Cultural Legacy and National Identity

The Wars of the Roses did not only reshape institutions; they left an indelible mark on the English imagination. The conflict became a source of moral reflection, dramatic material, and a cautionary tale about the perils of division.

The Wars in Literature and Drama

William Shakespeare’s history plays—the three parts of Henry VI and Richard III—immortalised the wars for subsequent generations. Shakespeare, drawing on Tudor chroniclers like Hall and Holinshed, portrayed the strife as a divine punishment for the deposition of Richard II and a bloody prelude to the Tudor deliverance. His Richard III became the archetypal villain, a hunchbacked schemer whose defeat at Bosworth restored order. The iconic “winter of discontent” speech crystallised a popular memory of the 15th century as an age of chaos, an interpretation that historians now debate but that remains deeply embedded in British culture. Wider exploration of Tudor propaganda and its influence on modern perceptions can be accessed via The National Archives’ Wars of the Roses education materials.

Tudor Propaganda and Historical Memory

Henry VII and his successors consciously shaped the narrative of the wars to legitimise their rule. The Tudor rose, blending the red rose of Lancaster and the white rose of York, was invented as a symbol of reconciliation, even though the “Wars of the Roses” as a term was a later 19th-century romanticism. The Tudors promoted a providential reading of history: the realm had been purged by bloodshed, and the union of the houses under a Welsh-descended king had rescued England from darkness. This official memory influenced everything from portraiture to pageantry, constructing a national story that emphasised unity and warned against rebellion.

Long-Term Significance: A Turning Point in British History

Assessing the overall significance of the Wars of the Roses requires looking beyond the immediate replacement of Plantagenet by Tudor. The conflict functioned as a crucible in which the medieval kingdom was melted down and recast into a more recognisably modern state.

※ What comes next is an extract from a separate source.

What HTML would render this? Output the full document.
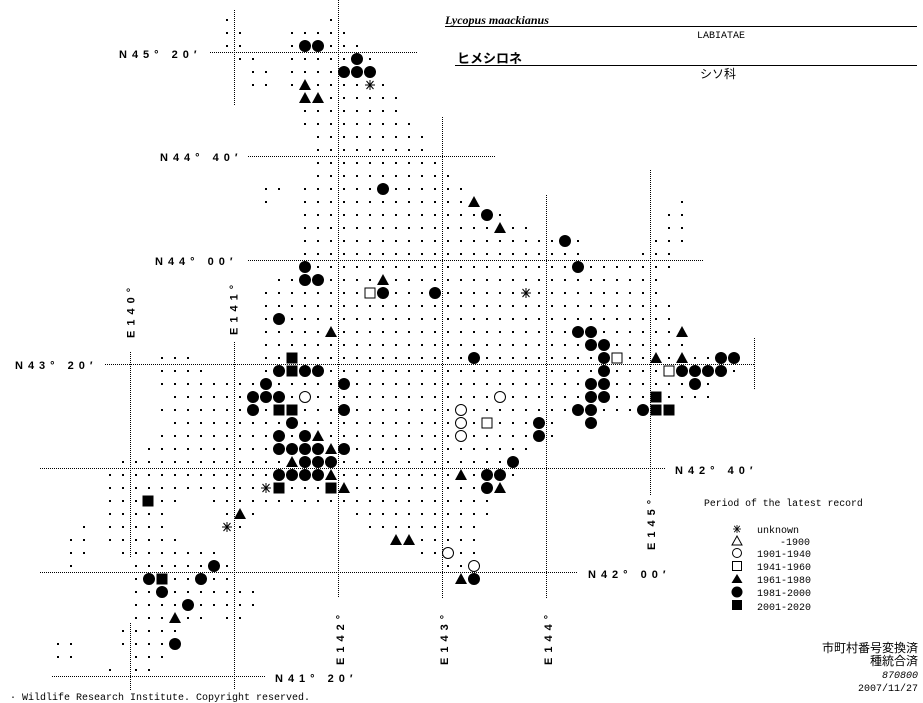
<!DOCTYPE html>
<html><head><meta charset="utf-8"><style>
html,body{margin:0;padding:0;background:#fff;}
svg{display:block;}
.lab{font-family:"Liberation Sans",sans-serif;font-weight:bold;font-size:11px;letter-spacing:5px;fill:#000;}
.mono{font-family:"Liberation Mono",monospace;font-size:10px;fill:#000;}
.jp{font-family:"Liberation Sans","Noto Sans CJK JP",sans-serif;font-size:12px;fill:#000;}
</style></head><body>
<svg width="923" height="703" viewBox="0 0 923 703" xmlns="http://www.w3.org/2000/svg">
<defs>
<pattern id="d" patternUnits="userSpaceOnUse" x="0" y="0" width="13" height="13"><rect x="5" y="6" width="2" height="2" fill="#000"/></pattern>
<circle id="c" r="6" fill="#000"/>
<circle id="oc" r="5.5" fill="#fff" stroke="#000" stroke-width="1"/>
<rect id="s" x="-5.5" y="-5.5" width="11" height="11" fill="#000"/>
<rect id="os" x="-5" y="-5" width="10" height="10" fill="#fff" stroke="#000" stroke-width="1"/>
<polygon id="t" points="-6,5 6,5 0,-6" fill="#000"/>
<g id="st" stroke="#000" stroke-width="1"><rect x="-5" y="-5" width="10" height="10" fill="#fff" stroke="none"/><line x1="-5" y1="0" x2="5" y2="0"/><line x1="-3.5" y1="-4" x2="3.5" y2="4"/><line x1="-3.5" y1="4" x2="3.5" y2="-4"/><line x1="0" y1="-5" x2="0" y2="5"/></g>
</defs>

<g stroke="#000" stroke-width="1" stroke-dasharray="1,1" fill="none">
<line x1="210" y1="52.5" x2="417" y2="52.5"/>
<line x1="248" y1="156.5" x2="495" y2="156.5"/>
<line x1="248" y1="260.5" x2="703" y2="260.5"/>
<line x1="105" y1="364.5" x2="755" y2="364.5"/>
<line x1="40" y1="468.5" x2="665" y2="468.5"/>
<line x1="40" y1="572.5" x2="577" y2="572.5"/>
<line x1="52" y1="676.5" x2="265" y2="676.5"/>
<line x1="130.5" y1="352" x2="130.5" y2="558"/>
<line x1="130.5" y1="623" x2="130.5" y2="690"/>
<line x1="234.5" y1="10" x2="234.5" y2="105"/>
<line x1="234.5" y1="342" x2="234.5" y2="690"/>
<line x1="338.5" y1="0" x2="338.5" y2="598"/>
<line x1="442.5" y1="117" x2="442.5" y2="598"/>
<line x1="546.5" y1="195" x2="546.5" y2="598"/>
<line x1="650.5" y1="170" x2="650.5" y2="495"/>
<line x1="754.5" y1="338" x2="754.5" y2="390"/>
</g>

<g fill="url(#d)">
<rect x="221" y="13" width="13" height="13"/><rect x="325" y="13" width="13" height="13"/>
<rect x="221" y="26" width="26" height="13"/><rect x="286" y="26" width="65" height="13"/>
<rect x="221" y="39" width="26" height="13"/><rect x="286" y="39" width="78" height="13"/>
<rect x="234" y="52" width="26" height="13"/><rect x="286" y="52" width="91" height="13"/>
<rect x="247" y="65" width="26" height="13"/><rect x="286" y="65" width="91" height="13"/>
<rect x="247" y="78" width="26" height="13"/><rect x="286" y="78" width="104" height="13"/>
<rect x="299" y="91" width="104" height="13"/>
<rect x="299" y="104" width="104" height="13"/>
<rect x="299" y="117" width="117" height="13"/>
<rect x="312" y="130" width="117" height="13"/>
<rect x="312" y="143" width="117" height="13"/>
<rect x="312" y="156" width="130" height="13"/>
<rect x="312" y="169" width="143" height="13"/>
<rect x="260" y="182" width="26" height="13"/><rect x="299" y="182" width="169" height="13"/>
<rect x="260" y="195" width="13" height="13"/><rect x="299" y="195" width="182" height="13"/><rect x="676" y="195" width="13" height="13"/>
<rect x="299" y="208" width="208" height="13"/><rect x="663" y="208" width="26" height="13"/>
<rect x="299" y="221" width="234" height="13"/><rect x="663" y="221" width="26" height="13"/>
<rect x="299" y="234" width="286" height="13"/><rect x="650" y="234" width="39" height="13"/>
<rect x="299" y="247" width="286" height="13"/><rect x="637" y="247" width="39" height="13"/>
<rect x="299" y="260" width="377" height="13"/>
<rect x="273" y="273" width="390" height="13"/>
<rect x="260" y="286" width="403" height="13"/>
<rect x="260" y="299" width="416" height="13"/>
<rect x="260" y="312" width="416" height="13"/>
<rect x="260" y="325" width="429" height="13"/>
<rect x="260" y="338" width="429" height="13"/>
<rect x="156" y="351" width="39" height="13"/><rect x="260" y="351" width="481" height="13"/>
<rect x="156" y="364" width="52" height="13"/><rect x="260" y="364" width="481" height="13"/>
<rect x="156" y="377" width="559" height="13"/>
<rect x="169" y="390" width="546" height="13"/>
<rect x="156" y="403" width="520" height="13"/>
<rect x="169" y="416" width="390" height="13"/>
<rect x="156" y="429" width="403" height="13"/>
<rect x="143" y="442" width="390" height="13"/>
<rect x="117" y="455" width="403" height="13"/>
<rect x="104" y="468" width="416" height="13"/>
<rect x="104" y="481" width="403" height="13"/>
<rect x="104" y="494" width="78" height="13"/><rect x="208" y="494" width="286" height="13"/>
<rect x="104" y="507" width="65" height="13"/><rect x="221" y="507" width="39" height="13"/><rect x="351" y="507" width="143" height="13"/>
<rect x="78" y="520" width="13" height="13"/><rect x="104" y="520" width="65" height="13"/><rect x="221" y="520" width="26" height="13"/><rect x="364" y="520" width="117" height="13"/>
<rect x="65" y="533" width="26" height="13"/><rect x="104" y="533" width="78" height="13"/><rect x="390" y="533" width="91" height="13"/>
<rect x="65" y="546" width="26" height="13"/><rect x="117" y="546" width="104" height="13"/><rect x="416" y="546" width="65" height="13"/>
<rect x="65" y="559" width="13" height="13"/><rect x="130" y="559" width="104" height="13"/><rect x="442" y="559" width="39" height="13"/>
<rect x="130" y="572" width="104" height="13"/><rect x="455" y="572" width="26" height="13"/>
<rect x="130" y="585" width="130" height="13"/>
<rect x="130" y="598" width="130" height="13"/>
<rect x="130" y="611" width="78" height="13"/><rect x="221" y="611" width="26" height="13"/>
<rect x="117" y="624" width="65" height="13"/>
<rect x="52" y="637" width="26" height="13"/><rect x="117" y="637" width="65" height="13"/>
<rect x="52" y="650" width="26" height="13"/><rect x="130" y="650" width="39" height="13"/>
<rect x="104" y="663" width="13" height="13"/><rect x="130" y="663" width="26" height="13"/>
</g>

<g>
<use href="#c" x="305" y="46"/><use href="#c" x="318" y="46"/>
<use href="#c" x="357" y="59"/>
<use href="#c" x="344" y="72"/><use href="#c" x="357" y="72"/><use href="#c" x="370" y="72"/>
<use href="#t" x="305" y="85"/><use href="#st" x="370" y="85"/>
<use href="#t" x="305" y="98"/><use href="#t" x="318" y="98"/>
<use href="#c" x="383" y="189"/>
<use href="#t" x="474" y="202"/>
<use href="#c" x="487" y="215"/>
<use href="#t" x="500" y="228"/>
<use href="#c" x="565" y="241"/>
<use href="#c" x="305" y="267"/><use href="#c" x="578" y="267"/>
<use href="#c" x="305" y="280"/><use href="#c" x="318" y="280"/><use href="#t" x="383" y="280"/>
<use href="#os" x="370" y="293"/><use href="#c" x="383" y="293"/><use href="#c" x="435" y="293"/><use href="#st" x="526" y="293"/>
<use href="#c" x="279" y="319"/>
<use href="#t" x="331" y="332"/><use href="#c" x="578" y="332"/><use href="#c" x="591" y="332"/><use href="#t" x="682" y="332"/>
<use href="#c" x="591" y="345"/><use href="#c" x="604" y="345"/>
<use href="#s" x="292" y="358"/><use href="#c" x="474" y="358"/><use href="#c" x="604" y="358"/><use href="#os" x="617" y="358"/><use href="#t" x="656" y="358"/><use href="#t" x="682" y="358"/><use href="#c" x="721" y="358"/><use href="#c" x="734" y="358"/>
<use href="#c" x="279" y="371"/><use href="#s" x="292" y="371"/><use href="#c" x="305" y="371"/><use href="#c" x="318" y="371"/><use href="#c" x="604" y="371"/><use href="#os" x="669" y="371"/><use href="#c" x="682" y="371"/><use href="#c" x="695" y="371"/><use href="#c" x="708" y="371"/><use href="#c" x="721" y="371"/>
<use href="#c" x="266" y="384"/><use href="#c" x="344" y="384"/><use href="#c" x="591" y="384"/><use href="#c" x="604" y="384"/><use href="#c" x="695" y="384"/>
<use href="#c" x="253" y="397"/><use href="#c" x="266" y="397"/><use href="#c" x="279" y="397"/><use href="#oc" x="305" y="397"/><use href="#oc" x="500" y="397"/><use href="#c" x="591" y="397"/><use href="#c" x="604" y="397"/><use href="#s" x="656" y="397"/>
<use href="#c" x="253" y="410"/><use href="#s" x="279" y="410"/><use href="#s" x="292" y="410"/><use href="#c" x="344" y="410"/><use href="#oc" x="461" y="410"/><use href="#c" x="578" y="410"/><use href="#c" x="591" y="410"/><use href="#c" x="643" y="410"/><use href="#s" x="656" y="410"/><use href="#s" x="669" y="410"/>
<use href="#c" x="292" y="423"/><use href="#oc" x="461" y="423"/><use href="#os" x="487" y="423"/><use href="#c" x="539" y="423"/><use href="#c" x="591" y="423"/>
<use href="#c" x="279" y="436"/><use href="#c" x="305" y="436"/><use href="#t" x="318" y="436"/><use href="#oc" x="461" y="436"/><use href="#c" x="539" y="436"/>
<use href="#c" x="279" y="449"/><use href="#c" x="292" y="449"/><use href="#c" x="305" y="449"/><use href="#c" x="318" y="449"/><use href="#t" x="331" y="449"/><use href="#c" x="344" y="449"/>
<use href="#t" x="292" y="462"/><use href="#c" x="305" y="462"/><use href="#c" x="318" y="462"/><use href="#c" x="331" y="462"/><use href="#c" x="513" y="462"/>
<use href="#c" x="279" y="475"/><use href="#c" x="292" y="475"/><use href="#c" x="305" y="475"/><use href="#c" x="318" y="475"/><use href="#t" x="331" y="475"/><use href="#t" x="461" y="475"/><use href="#c" x="487" y="475"/><use href="#c" x="500" y="475"/>
<use href="#st" x="266" y="488"/><use href="#s" x="279" y="488"/><use href="#s" x="331" y="488"/><use href="#t" x="344" y="488"/><use href="#c" x="487" y="488"/><use href="#t" x="500" y="488"/>
<use href="#s" x="148" y="501"/>
<use href="#t" x="240" y="514"/>
<use href="#st" x="227" y="527"/>
<use href="#t" x="396" y="540"/><use href="#t" x="409" y="540"/>
<use href="#oc" x="448" y="553"/>
<use href="#c" x="214" y="566"/><use href="#oc" x="474" y="566"/>
<use href="#c" x="149" y="579"/><use href="#s" x="162" y="579"/><use href="#c" x="201" y="579"/><use href="#t" x="461" y="579"/><use href="#c" x="474" y="579"/>
<use href="#c" x="162" y="592"/>
<use href="#c" x="188" y="605"/>
<use href="#t" x="175" y="618"/>
<use href="#c" x="175" y="644"/>
</g>

<text class="lab" x="119" y="58">N45° 20′</text>
<text class="lab" x="160" y="161">N44° 40′</text>
<text class="lab" x="155" y="265">N44° 00′</text>
<text class="lab" x="15" y="369">N43° 20′</text>
<text class="lab" x="675" y="474">N42° 40′</text>
<text class="lab" x="588" y="578">N42° 00′</text>
<text class="lab" x="275" y="682">N41° 20′</text>
<text class="lab" transform="translate(134.5,338) rotate(-90)">E140°</text>
<text class="lab" transform="translate(237.5,335) rotate(-90)">E141°</text>
<text class="lab" transform="translate(344,665) rotate(-90)">E142°</text>
<text class="lab" transform="translate(448,665) rotate(-90)">E143°</text>
<text class="lab" transform="translate(552,665) rotate(-90)">E144°</text>
<text class="lab" transform="translate(655,550) rotate(-90)">E145°</text>

<text x="445" y="24" style="font-family:'Liberation Serif',serif;font-weight:bold;font-style:italic;font-size:12px;">Lycopus maackianus</text>
<line x1="445" y1="26.5" x2="917" y2="26.5" stroke="#000"/>
<text class="mono" x="697" y="38">LABIATAE</text>
<text class="jp" x="457" y="63" style="font-weight:bold;font-size:13px">ヒメシロネ</text>
<line x1="455" y1="65.5" x2="917" y2="65.5" stroke="#000"/>
<text class="jp" x="700" y="78">シソ科</text>

<text class="mono" x="704" y="506" style="font-size:9.8px">Period of the latest record</text>
<g transform="translate(737,0)">
<g transform="translate(0,529) scale(0.8)"><use href="#st"/></g>
<polygon points="-5,545 5,545 0,536" fill="#fff" stroke="#000"/>
<circle cx="0" cy="553" r="4.5" fill="#fff" stroke="#000"/>
<rect x="-4.5" y="561.5" width="9" height="9" fill="#fff" stroke="#000"/>
<polygon points="-5.5,583 5.5,583 0,574" fill="#000"/>
<circle cx="0" cy="592" r="5.5" fill="#000"/>
<rect x="-5" y="600" width="10" height="10" fill="#000"/>
</g>
<text class="mono" x="757" y="533">unknown</text>
<text class="mono" x="810" y="545" text-anchor="end">-1900</text>
<text class="mono" x="757" y="557">1901-1940</text>
<text class="mono" x="757" y="570">1941-1960</text>
<text class="mono" x="757" y="583">1961-1980</text>
<text class="mono" x="757" y="596">1981-2000</text>
<text class="mono" x="757" y="610">2001-2020</text>

<text class="jp" x="918" y="652" text-anchor="end">市町村番号変換済</text>
<text class="jp" x="918" y="665" text-anchor="end">種統合済</text>
<text class="mono" x="918" y="678" text-anchor="end" style="font-style:italic">870800</text>
<text class="mono" x="918" y="691" text-anchor="end">2007/11/27</text>

<text class="mono" x="10" y="700">·  Wildlife Research Institute. Copyright reserved.</text>
</svg>
</body></html>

The Foundation of the Tudor Dynasty

The most tangible outcome was the establishment of a dynasty that would rule England until 1603 and oversee the break with Rome, the beginning of overseas empire, and the flowering of the English Renaissance. Henry VII’s modest Lancastrian claim, combined with his marriage to Elizabeth of York, gave the Tudors a broad political legitimacy they skilfully exploited. Without the decimation of the Plantagenet lines at Tewkesbury and Bosworth, and without the disappearance of the princes in the Tower, there would have been no Tudor accession. In this bluntly demographic sense, the wars enabled a new political regime.

Modern State-Building and National Consciousness

Beyond dynastic rotation, the wars accelerated the decline of feudalism and the centralisation of the state. By the close of the 15th century, England possessed a monarchy more powerful than its continental counterparts in many respects, with a diminished nobility no longer able to wage private war. Standardised law, improved taxation, and the growing importance of the “middling sort” of gentry and merchants shifted the balance of society away from an exclusively aristocratic power structure. At the same time, the shared trauma of civil war fostered an embryonic national consciousness; the memory of the wars became a cautionary anchor for political thought, reinforcing the desirability of order and strong rule—values that would define the Tudor age.

The Wars of the Roses, therefore, stand at the junction between medieval fragmentation and early modern consolidation. They wiped out a generation of aristocrats, replaced a failing dynasty with a dynamic one, and generated a political culture that prized stability above all else. While the conflict’s romantic imagery has been overlaid by centuries of literature and myth, the core truth remains: these thirty years of intermittent bloodshed were the necessary, if brutal, prelude to the Britain that emerged in the 16th century—a nation with a stronger crown, a more unified identity, and a constitutional trajectory that would eventually shape the modern world.